Es difícil saber qué favorece más la consolidación de ciertas injusticias, si la intransigencia ideológica o la empatía. A menudo las dos, por no decir que prácticamente siempre acaban dándose simultáneamente. A mí algo de eso me pasó, por ejemplo, después del Iniestazo en Stamford Bridge. Durante las semanas posteriores creí legítimo, por el bien del fútbol, del ultrajado Chelsea y quién sabe si también de la raza humana, reivindicar un movimiento antiarbitral que impugnase el resultado del partido, impidiendo de paso la presencia en la final del puto barsa de Guardiola. Ya ven cómo de intensamente fluía en mi interior el afán reparador para con los desfavorecidos del sistema.
Han tenido que pasar bastantes años para que vuelva a recordar aquella temporada infausta para mi corazón de madridista. Y me ha sucedido de forma extraña, además, mientras leía Secesionismo y democracia, el último libro de Félix Ovejero, que ha editado Página Indómita. En un primer momento, lo sé, la relación no se sostiene, pero después de un par de vueltas uno termina dándose cuenta de que algo en común puede tener aquel arrebato a lo Tomás Roncero con la actitud de esos demócratas que ven con buenos ojos, sin embargo, el derecho a decidir o la autodeterminación de los pueblos. Entre otras cosas, tal vez, el hecho de que siempre es más sencillo apoyar a un antisistema cuando el que se opone a sus desvaríos es tu rival ideológico.
El razonamiento de Ovejero, por su parte, es meridiano. Algo que ayuda a comprender por qué despierta tantos resquemores entre los independentistas. Aunque, en honor a la verdad, tampoco puede decirse que su libro hable de forma explícita de Cataluña o el País Vasco. En realidad se centra en lo que es la democracia, o debería ser, e indaga en las incongruencias de esas posturas que, bajo el pretexto falaz de la voz del pueblo, atropellan sin pudor los derechos de los ciudadanos que lo conforman.

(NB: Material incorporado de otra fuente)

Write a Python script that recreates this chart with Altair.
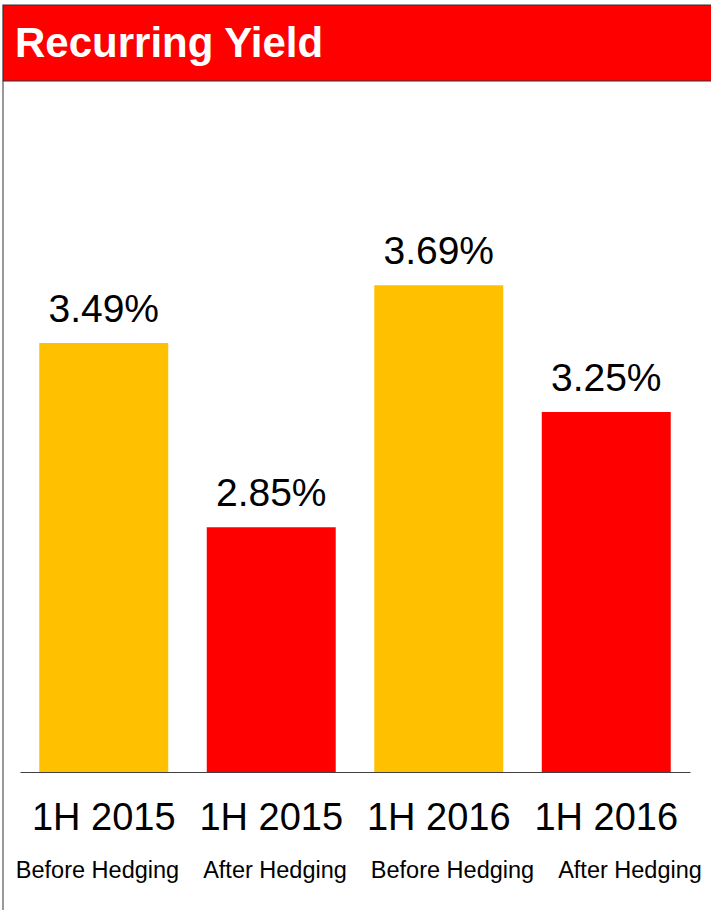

Pero detengámonos unos momentos en ese "debería ser". Si nos ponemos exquisitos, quizás se trate de uno de los ejes fundamentales de la exposición apabullante que hace Ovejero en poco más de cien páginas. Leyéndole se hacía inevitable preguntarse en qué tipo de democracia vivimos realmente. Si todavía mantenemos el espíritu primigenio que buscaba el bien común a base de deliberaciones racionales o si, por el contrario, lo que se ha impuesto es la democracia de mercado: aquella en la que el voto es la moneda por cuya obtención cabe justificar cualquier atropello.

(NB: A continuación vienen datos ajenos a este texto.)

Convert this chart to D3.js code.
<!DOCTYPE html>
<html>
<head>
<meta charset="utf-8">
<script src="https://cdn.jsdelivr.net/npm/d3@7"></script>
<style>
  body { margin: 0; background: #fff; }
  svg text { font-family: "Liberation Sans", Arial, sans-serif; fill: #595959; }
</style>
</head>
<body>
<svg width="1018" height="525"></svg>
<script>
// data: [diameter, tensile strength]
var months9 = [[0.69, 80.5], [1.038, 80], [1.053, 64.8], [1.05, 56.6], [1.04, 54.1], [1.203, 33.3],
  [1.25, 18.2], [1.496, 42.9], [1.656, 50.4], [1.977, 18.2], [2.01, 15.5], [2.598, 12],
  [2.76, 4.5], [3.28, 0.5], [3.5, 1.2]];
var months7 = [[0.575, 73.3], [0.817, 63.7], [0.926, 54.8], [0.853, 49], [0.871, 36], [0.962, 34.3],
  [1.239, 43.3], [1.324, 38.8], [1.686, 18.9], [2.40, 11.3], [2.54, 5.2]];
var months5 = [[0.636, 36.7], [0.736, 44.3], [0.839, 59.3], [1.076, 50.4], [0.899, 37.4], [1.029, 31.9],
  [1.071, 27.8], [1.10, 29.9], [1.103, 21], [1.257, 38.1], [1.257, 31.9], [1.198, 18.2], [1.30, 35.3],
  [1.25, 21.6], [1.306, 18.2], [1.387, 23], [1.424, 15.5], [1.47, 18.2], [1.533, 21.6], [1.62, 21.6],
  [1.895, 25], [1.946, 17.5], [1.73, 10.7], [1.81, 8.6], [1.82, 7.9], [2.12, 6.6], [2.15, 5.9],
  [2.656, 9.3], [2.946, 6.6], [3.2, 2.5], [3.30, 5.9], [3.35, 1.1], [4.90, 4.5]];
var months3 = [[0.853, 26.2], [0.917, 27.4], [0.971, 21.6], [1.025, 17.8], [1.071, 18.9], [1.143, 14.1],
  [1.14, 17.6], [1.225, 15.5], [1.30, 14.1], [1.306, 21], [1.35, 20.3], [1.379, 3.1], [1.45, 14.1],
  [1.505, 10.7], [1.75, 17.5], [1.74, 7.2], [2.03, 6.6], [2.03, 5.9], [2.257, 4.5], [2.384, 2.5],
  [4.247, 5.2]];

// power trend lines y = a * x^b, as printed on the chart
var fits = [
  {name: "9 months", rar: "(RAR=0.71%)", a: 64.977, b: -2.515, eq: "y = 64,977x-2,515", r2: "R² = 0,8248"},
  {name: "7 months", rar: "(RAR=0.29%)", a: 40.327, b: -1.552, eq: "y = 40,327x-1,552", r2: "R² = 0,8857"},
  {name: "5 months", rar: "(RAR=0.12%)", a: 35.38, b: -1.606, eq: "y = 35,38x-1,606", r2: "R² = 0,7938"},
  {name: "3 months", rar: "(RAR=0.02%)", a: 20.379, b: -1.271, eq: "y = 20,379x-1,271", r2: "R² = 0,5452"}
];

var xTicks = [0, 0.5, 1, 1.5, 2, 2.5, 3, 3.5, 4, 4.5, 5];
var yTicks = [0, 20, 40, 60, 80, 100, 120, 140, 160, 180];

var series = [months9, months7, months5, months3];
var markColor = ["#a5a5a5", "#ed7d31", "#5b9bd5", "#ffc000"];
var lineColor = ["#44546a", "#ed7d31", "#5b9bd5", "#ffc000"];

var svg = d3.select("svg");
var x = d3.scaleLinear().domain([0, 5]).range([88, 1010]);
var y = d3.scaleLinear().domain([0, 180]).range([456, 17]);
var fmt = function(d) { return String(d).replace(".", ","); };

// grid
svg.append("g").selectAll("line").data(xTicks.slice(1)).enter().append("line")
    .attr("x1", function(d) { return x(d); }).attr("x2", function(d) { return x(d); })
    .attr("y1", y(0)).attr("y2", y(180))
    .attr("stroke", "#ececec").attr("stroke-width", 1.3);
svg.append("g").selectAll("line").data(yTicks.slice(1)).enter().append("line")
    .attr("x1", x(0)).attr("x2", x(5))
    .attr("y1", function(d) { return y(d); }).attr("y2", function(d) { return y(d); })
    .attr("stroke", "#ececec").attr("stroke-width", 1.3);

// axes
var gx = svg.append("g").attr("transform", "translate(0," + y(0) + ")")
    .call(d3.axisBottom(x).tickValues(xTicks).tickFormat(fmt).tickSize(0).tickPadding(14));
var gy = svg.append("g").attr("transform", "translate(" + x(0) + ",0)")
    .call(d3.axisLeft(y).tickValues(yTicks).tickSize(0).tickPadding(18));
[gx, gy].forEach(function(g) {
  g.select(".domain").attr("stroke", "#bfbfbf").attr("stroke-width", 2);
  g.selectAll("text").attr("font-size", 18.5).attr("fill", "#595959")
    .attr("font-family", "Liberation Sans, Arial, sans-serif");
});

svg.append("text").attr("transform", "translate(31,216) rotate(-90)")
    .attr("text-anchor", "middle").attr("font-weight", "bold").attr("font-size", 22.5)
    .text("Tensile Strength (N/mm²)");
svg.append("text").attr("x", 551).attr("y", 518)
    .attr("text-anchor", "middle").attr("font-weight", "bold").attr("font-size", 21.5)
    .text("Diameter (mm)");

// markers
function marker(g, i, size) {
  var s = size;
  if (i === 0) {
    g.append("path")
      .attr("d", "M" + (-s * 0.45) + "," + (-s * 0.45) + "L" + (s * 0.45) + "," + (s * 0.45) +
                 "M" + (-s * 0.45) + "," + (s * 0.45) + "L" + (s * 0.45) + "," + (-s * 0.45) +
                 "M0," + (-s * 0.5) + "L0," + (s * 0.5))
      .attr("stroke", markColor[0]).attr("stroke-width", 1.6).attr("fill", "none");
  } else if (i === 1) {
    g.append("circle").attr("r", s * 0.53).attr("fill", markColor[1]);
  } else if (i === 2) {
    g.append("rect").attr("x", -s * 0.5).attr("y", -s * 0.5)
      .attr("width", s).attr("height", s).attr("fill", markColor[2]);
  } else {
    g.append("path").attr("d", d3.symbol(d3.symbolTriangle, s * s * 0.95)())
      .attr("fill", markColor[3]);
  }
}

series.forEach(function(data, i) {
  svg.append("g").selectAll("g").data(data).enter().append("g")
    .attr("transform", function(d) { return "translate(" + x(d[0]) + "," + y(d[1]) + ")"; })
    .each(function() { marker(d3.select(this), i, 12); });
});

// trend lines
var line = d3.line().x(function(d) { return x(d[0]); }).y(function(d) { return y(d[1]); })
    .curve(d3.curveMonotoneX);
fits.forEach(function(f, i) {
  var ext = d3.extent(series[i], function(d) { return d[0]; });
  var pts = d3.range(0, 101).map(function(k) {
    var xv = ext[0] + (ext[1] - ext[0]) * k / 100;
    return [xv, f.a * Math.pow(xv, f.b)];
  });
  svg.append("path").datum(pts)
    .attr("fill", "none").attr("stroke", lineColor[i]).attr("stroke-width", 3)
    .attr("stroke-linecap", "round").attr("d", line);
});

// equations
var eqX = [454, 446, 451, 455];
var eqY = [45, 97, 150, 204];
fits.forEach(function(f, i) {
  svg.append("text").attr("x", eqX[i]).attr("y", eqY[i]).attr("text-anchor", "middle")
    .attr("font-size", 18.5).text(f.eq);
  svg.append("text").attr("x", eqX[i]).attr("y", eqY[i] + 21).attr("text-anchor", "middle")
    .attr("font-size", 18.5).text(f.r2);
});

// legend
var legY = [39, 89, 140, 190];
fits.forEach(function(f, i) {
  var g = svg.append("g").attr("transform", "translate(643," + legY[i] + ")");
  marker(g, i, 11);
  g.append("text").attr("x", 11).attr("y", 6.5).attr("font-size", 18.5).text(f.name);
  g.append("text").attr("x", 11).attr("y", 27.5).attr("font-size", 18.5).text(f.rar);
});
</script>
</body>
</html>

No parece que hable demasiado bien de nosotros el hecho de que pocos ciudadanos conozcan exactamente en qué consiste el intrincado sistema sobre el que descansan sus libertades; que nuestra política se preste tan fácilmente a la demagogia; o que bajo el falso nombre de la democracia sea tan sencillo engañar a los votantes para que apoyen medidas que la vacían de significado. Que un presidente pueda decir sin ruborizarse que el indulto a unos delincuentes que han proclamado su deseo de reincidir tiene que ser perfectamente aceptable es preocupante. Que hable de una resolución judicial como si se tratase de una venganza contra el infractor sólo se entiende si se ha asumido definitivamente la ignorancia de una ciudadanía que no conoce cuáles son los derechos que están en juego.